Abécédaire

 

 
Fièvre n°4
 
 

Augustin Leroy

12/01/2019

 

 

1. Selon le Trésor de la Langue Française, « état morbide caractérisé par une élévation de la température du corps ». Pourtant, j’ai froid. Si la fièvre traduit une température plus élevée, pourquoi ai-je si froid, grelottant sous ma couette tandis que les gencives me lancent ? Pourquoi cette ultime cruauté qui consiste à dire aux enfants de prendre un bain d’eau froide alors qu’il fait déjà si froid ? Un bain chaud me paraissait plus désirable, au point de souhaiter l’augmentation de la chaleur jusqu’à l’évanouissement. Alors viennent les sommeils peuplés de rêves étranges où se confondent les hélices qui ornent l’avion de plastique accroché au plafond et les lames de lumière qui agitent l’obscurité sous mes paupières closes. Dans les phases d’éveil, néanmoins, quand je vais chancelant jusqu’aux toilettes, la terreur s’installe, froide, tenace : ma fièvre annonce la mort. D’ailleurs, la voici qui toque à la porte de ma chambre. J’étouffe sans pouvoir appeler à l’aide, mes doigts faibles cherchent un pan de tissu pour me couvrir, paraître mort aux yeux de la Mort. La porte grince, mes dents claquent. Un ange apparait ou plutôt une ombre chaleureuse déposant à mon chevet un verre d’eau et un doliprane, avant de recouvrir mon front d’un gant de toilette frais. L’ombre parle et me fait une promesse : « tu ne vas pas mourir, ce n’est qu’une fièvre passagère ». Rassuré, je me rendors dans les hélices du sommeil.

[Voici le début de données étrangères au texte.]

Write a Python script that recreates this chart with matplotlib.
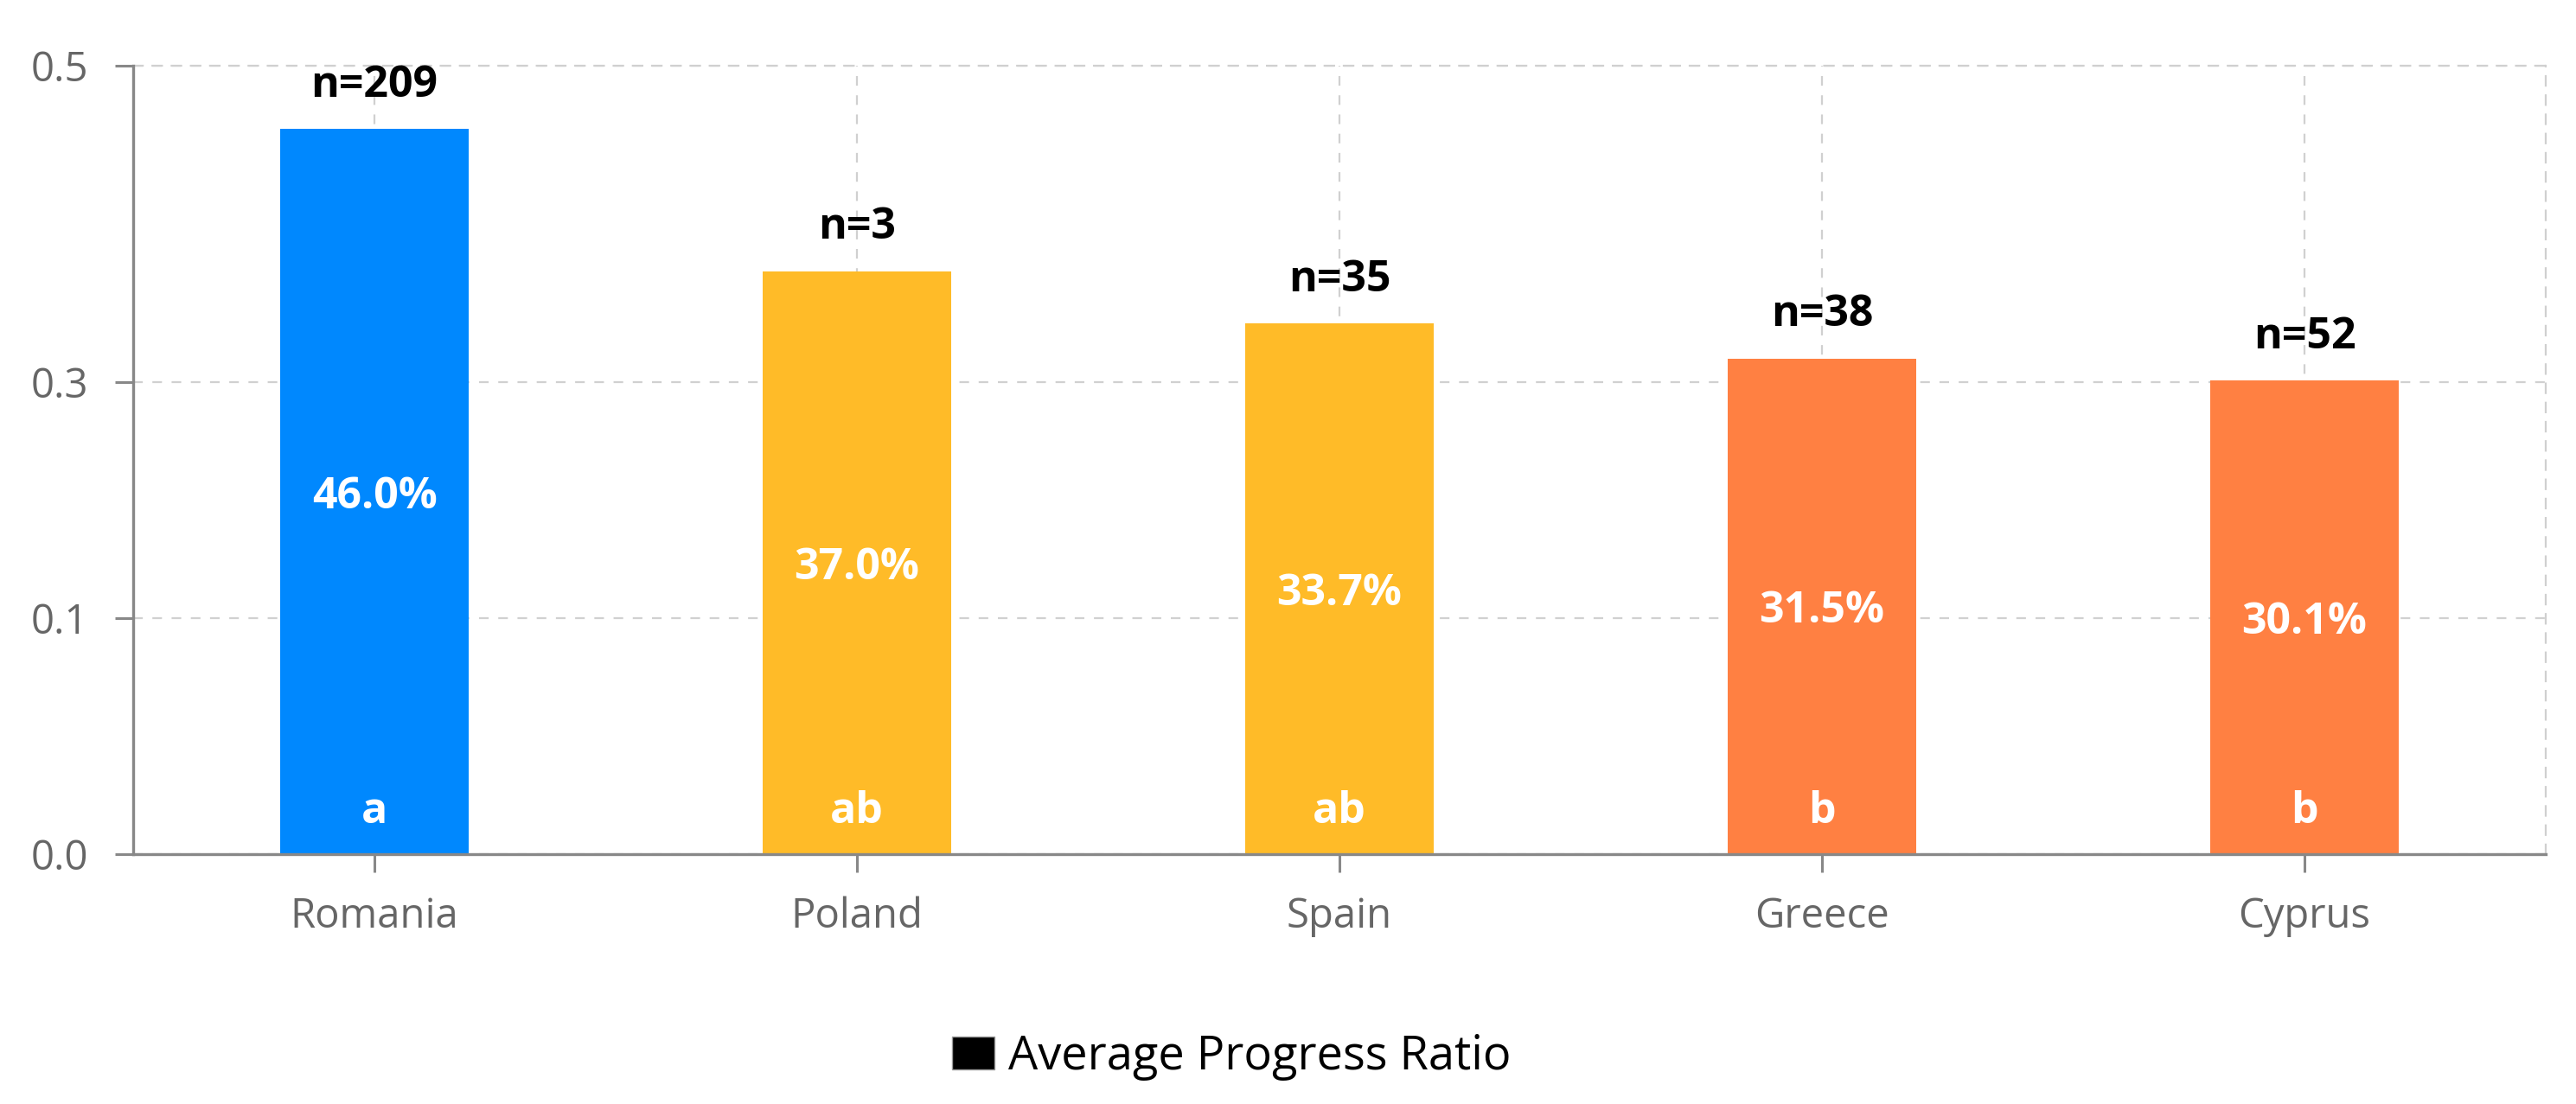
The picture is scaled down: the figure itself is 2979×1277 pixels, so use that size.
import numpy as np
import matplotlib
matplotlib.use("Agg")
import matplotlib.pyplot as plt
from matplotlib.patches import Patch
from matplotlib.transforms import offset_copy

# ---- data ----
countries = ["Romania", "Poland", "Spain", "Greece", "Cyprus"]
ratios = [0.460, 0.370, 0.337, 0.315, 0.301]
sample_sizes = [209, 3, 35, 38, 52]
groups = ["a", "ab", "ab", "b", "b"]
bar_colors = ["#0088FE", "#FFBB28", "#FFBB28", "#FF8042", "#FF8042"]
y_ticks = [0.0, 0.1, 0.3, 0.5]
y_tick_labels = ["0.0", "0.1", "0.3", "0.5"]
legend_label = "Average Progress Ratio"

# piecewise-linear y scale (as in the source chart)
_bp_val = np.array([0.0, 0.1, 0.3, 0.5])
_bp_pos = np.array([0.0, 1.0, 2.0, 2.0 + 366.0 / 273.0])


def fwd(y):
    return np.interp(y, _bp_val, _bp_pos)


def inv(p):
    return np.interp(p, _bp_pos, _bp_val)


plt.rcParams["font.family"] = ["Open Sans", "DejaVu Sans"]

W, H = 2979, 1277
fig = plt.figure(figsize=(W / 100, H / 100), dpi=100)
ax = fig.add_axes([154 / W, 1 - 988 / H, (2944 - 154) / W, (988 - 76) / H])
ax.set_yscale("function", functions=(fwd, inv))

x = np.arange(len(countries))
ax.bar(x, ratios, width=0.39, color=bar_colors, zorder=3)

ax.set_xlim(-0.5, len(countries) - 0.5)
ax.set_ylim(0, 0.5)
ax.set_yticks(y_ticks)
ax.set_yticklabels(y_tick_labels)
ax.set_xticks(x)
ax.set_xticklabels(countries)

axis_grey = "#888888"
grid_grey = "#d0d0d0"
ax.grid(True, color=grid_grey, linestyle=(0, (5, 5)), linewidth=1.6, zorder=0)
ax.tick_params(axis="both", colors=axis_grey, length=15, width=2.2,
               labelcolor="#666666", labelsize=34)
ax.tick_params(axis="y", pad=22)
ax.tick_params(axis="x", pad=20)
for s in ("left", "bottom"):
    ax.spines[s].set_color(axis_grey)
    ax.spines[s].set_linewidth(2.4)
    ax.spines[s].set_zorder(4)
for s in ("top", "right"):
    ax.spines[s].set_color(grid_grey)
    ax.spines[s].set_linewidth(1.6)
    ax.spines[s].set_linestyle((0, (5, 5)))

# labels
above = offset_copy(ax.transData, fig=fig, x=0, y=27, units="points")
bottom_off = offset_copy(ax.transData, fig=fig, x=0, y=26, units="points")
for xi, v, n, g in zip(x, ratios, sample_sizes, groups):
    ax.text(xi, v, f"n={n}", transform=above, ha="center", va="baseline",
            fontsize=36, fontweight="bold", color="black", zorder=5)
    mid = inv(fwd(v) / 2.0)
    ax.text(xi, mid, f"{v * 100:.1f}%", ha="center", va="center_baseline",
            fontsize=36, fontweight="bold", color="white", zorder=5)
    ax.text(xi, 0, g, transform=bottom_off, ha="center", va="baseline",
            fontsize=36, fontweight="bold", color="white", zorder=5)

handle = Patch(facecolor="black", edgecolor="#999999", linewidth=1)
fig.legend(handles=[handle], labels=[legend_label], loc="center",
           bbox_to_anchor=(1424 / W, 1 - 1222 / H), frameon=False,
           fontsize=39, handlelength=0.9, handleheight=0.7, handletextpad=0.3,
           labelcolor="black")

fig.savefig("out.png", dpi=100)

 2. Au figuré, la fièvre désigne un état émotionnel où l’agitation de l’esprit va de pair avec le trouble du corps. Les pensées fusent en tous sens tandis que mon cœur bat à tout rompre. Ce trouble n’est pas nécessairement la manifestation de l’inquiétude. Il témoigne seulement d’une perturbation, d’un agencement inattendu entre un évènement extérieur et la cohésion apparente de ma vie interne. La rougeur des amoureux au moment d’échanger un premier baiser, fébrile, tremblant, incertain, me paraît être une scène exemplaire de cette perturbation. Peut-être même que, succombant sous les draps, fantasmant la venue imminente de la mort, je suis doublement fiévreux : au sens propre comme figuré.

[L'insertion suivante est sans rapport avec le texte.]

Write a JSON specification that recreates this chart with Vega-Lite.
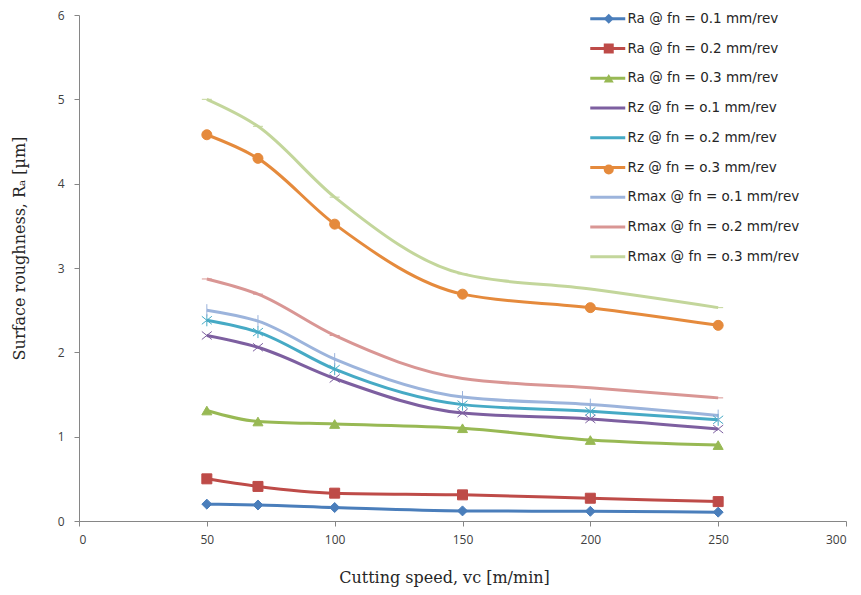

 3. Par analogie, un état fiévreux peut caractériser l’émotion collective d’un peuple en émoi. Certains tendent à exciter la fièvre du monde afin d’asseoir leur pouvoir. D’autres recherchent l’apaisement et vantent les vertus de la raison froide, lucide. Je crains que la fièvre collective n’ait pour effet de simplifier l’hétérogénéité du corps politique. Au lendemain, alors que la température a descendu, le jour pourrait éclairer un monde agonisant plutôt que convalescent.

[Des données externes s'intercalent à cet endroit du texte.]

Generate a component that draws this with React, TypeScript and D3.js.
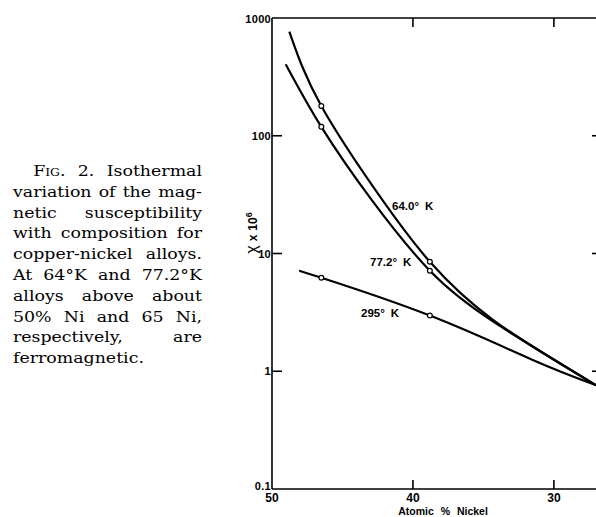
import React from 'react';
import * as d3 from 'd3';

// atomic % Ni vs susceptibility (x 10^6)
const curve64 = [
  [48.77, 766], [46.5, 179], [42.17, 28.5], [38.8, 8.5], [34.3, 2.72], [27.0, 0.76],
];
const curve77 = [
  [49.03, 405], [46.5, 119], [42.93, 28.5], [38.8, 7.14], [34.3, 2.64], [27.0, 0.76],
];
const curve295 = [
  [48.0, 7.1], [46.5, 6.22], [38.8, 2.97], [31.46, 1.24], [27.0, 0.76],
];
const marks64 = [[46.5, 179], [38.8, 8.5]];
const marks77 = [[46.5, 119], [38.8, 7.14]];
const marks295 = [[46.5, 6.22], [38.8, 2.97]];

const yTicks = [1000, 100, 10, 1, 0.1];
const yTickLabels = ['1000', '100', '10', '1', '0.1'];
const xTicks = [50, 40, 30];
const xTickLabels = ['50', '40', '30'];

const captionLines = [
  'variation of the mag-',
  'netic susceptibility',
  'with composition for',
  'copper-nickel alloys.',
  'At 64°K and 77.2°K',
  'alloys above about',
  '50% Ni and 65 Ni,',
  'respectively, are',
];

const W = 596;
const H = 517;
const sans = '"Liberation Sans", Arial, sans-serif';
const stretch = 1.12;

export default function App() {
  const x = d3.scaleLinear().domain([50, 26.8]).range([272, 599]);
  const y = d3.scaleLog().domain([0.1, 1000]).range([489, 18]);

  const line = d3
    .line<number[]>()
    .x(d => x(d[0]))
    .y(d => y(d[1]))
    .curve(d3.curveNatural);

  const x0 = x(50);
  const x1 = x(26.8);
  const yTop = y(1000);
  const yBot = y(0.1);

  const marker = (m: number[], i: number) => (
    <circle key={i} cx={x(m[0])} cy={y(m[1])} r={2.4} fill="#fff" stroke="#000" strokeWidth={1.2} />
  );

  return (
    <div style={{ position: 'absolute', left: 0, top: 0, width: W, height: H, background: '#fff' }}>
      <svg width={W} height={H} style={{ position: 'absolute', left: 0, top: 0 }}>
        {/* frame */}
        <g stroke="#000" strokeWidth={1.6} fill="none">
          <line x1={x0} y1={yTop} x2={x0} y2={yBot} />
          <line x1={x0} y1={yBot} x2={x1} y2={yBot} />
          <line x1={x0} y1={yTop} x2={x1} y2={yTop} />
          <line x1={x1} y1={yTop} x2={x1} y2={yBot} />
          {yTicks.slice(1, 4).map(t => (
            <line key={'l' + t} x1={x0} x2={x0 + 10} y1={y(t)} y2={y(t)} />
          ))}
          {yTicks.slice(1, 4).map(t => (
            <line key={'r' + t} x1={x1} x2={x1 - 7} y1={y(t)} y2={y(t)} />
          ))}
          {xTicks.slice(1).map(t => (
            <line key={'b' + t} x1={x(t)} x2={x(t)} y1={yBot} y2={yBot - 9} />
          ))}
          {xTicks.slice(1).map(t => (
            <line key={'t' + t} x1={x(t)} x2={x(t)} y1={yTop} y2={yTop + 9} />
          ))}
        </g>

        {/* tick labels */}
        <g fontFamily={sans} fontSize={11} fontWeight="bold" textAnchor="end" letterSpacing={0.3}>
          {yTicks.map((t, i) => (
            <text key={t} x={x0 - 1} y={y(t) + (i === 0 ? 5 : i === 4 ? 1 : 4)}>{yTickLabels[i]}</text>
          ))}
        </g>
        <g fontFamily={sans} fontSize={12} fontWeight="bold" textAnchor="middle">
          {xTicks.map((t, i) => (
            <text key={t} x={x(t)} y={yBot + 13}>{xTickLabels[i]}</text>
          ))}
        </g>
        <text x={443} y={515} fontFamily={sans} fontSize={10.5} fontWeight="bold" textAnchor="middle" wordSpacing={4}>
          Atomic % Nickel
        </text>
        <text
          transform="translate(257,233) rotate(-90)"
          fontFamily={sans}
          fontSize={12}
          fontWeight="bold"
          textAnchor="middle"
        >
          <tspan fontSize={16} fontWeight="normal">χ</tspan>
          <tspan dx={4}>x</tspan>
          <tspan dx={4}>10</tspan>
          <tspan dy={-5} fontSize={9}>6</tspan>
        </text>

        {/* curves */}
        <g fill="none" stroke="#000" strokeWidth={2.2}>
          <path d={line(curve64) || ''} />
          <path d={line(curve77) || ''} />
          <path d={line(curve295) || ''} />
        </g>
        {marks64.map(marker)}
        {marks77.map(marker)}
        {marks295.map(marker)}

        {/* curve labels */}
        <g fontFamily={sans} fontSize={11.5} fontWeight="bold">
          <text x={392} y={210}>64.0°<tspan dx={6}>K</tspan></text>
          <text x={370} y={266}>77.2°<tspan dx={6}>K</tspan></text>
          <text x={361} y={317}>295°<tspan dx={6}>K</tspan></text>
        </g>
      </svg>

      {/* caption */}
      <div
        style={{
          position: 'absolute',
          left: 13,
          top: 161,
          width: 189 / stretch,
          transform: `scaleX(${stretch})`,
          transformOrigin: '0 0',
          fontFamily: '"DejaVu Serif", serif',
          fontSize: 15.5,
          lineHeight: '20.8px',
          color: '#000',
        }}
      >
        <div style={{ textAlign: 'justify', textAlignLast: 'justify', paddingLeft: 18, whiteSpace: 'nowrap' }}>
          <span style={{ fontVariant: 'small-caps' }}>Fig.</span> 2. Isothermal
        </div>
        {captionLines.map((l, i) => (
          <div key={i} style={{ textAlign: 'justify', textAlignLast: 'justify', whiteSpace: 'nowrap' }}>
            {l}
          </div>
        ))}
        <div>ferromagnetic.</div>
      </div>
    </div>
  );
}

 Ainsi, la fièvre désigne tout à la fois un moment et une métamorphose passagère, transitoire. La maladie, l’amour, la révolution. En elle-même, elle n’est ni bonne ni mauvaise. Certes, elle peut être vécue comme un moment déplaisant, mais ce déplaisir a toujours une issue nouvelle, dont l’exemple le plus extrême serait ou bien la mort ou bien la santé augmentée du souvenir de la maladie passée. Dans Le Peintre de la vie moderne, Baudelaire écrit que « la convalescence est comme un retour vers l’enfance », dans la mesure où l’œil qui s’ouvre sur un monde neuf y perçoit une intensité nouvelle, un chatoiement de vie similaire à celui qu’éprouve l’enfant curieux et passionné de nouveautés. Sans m’appesantir sur le fantasme de l’enfance paradisiaque et du mythe originel qu’il implique, je retiens la douceur de la comparaison et de l’euphonie : papillonnant de l’œil au lendemain d’une fièvre historique, convalescent, je découvre à chaque poussée de fièvre les délices d’un avion haut perché sur un plafond de nuages.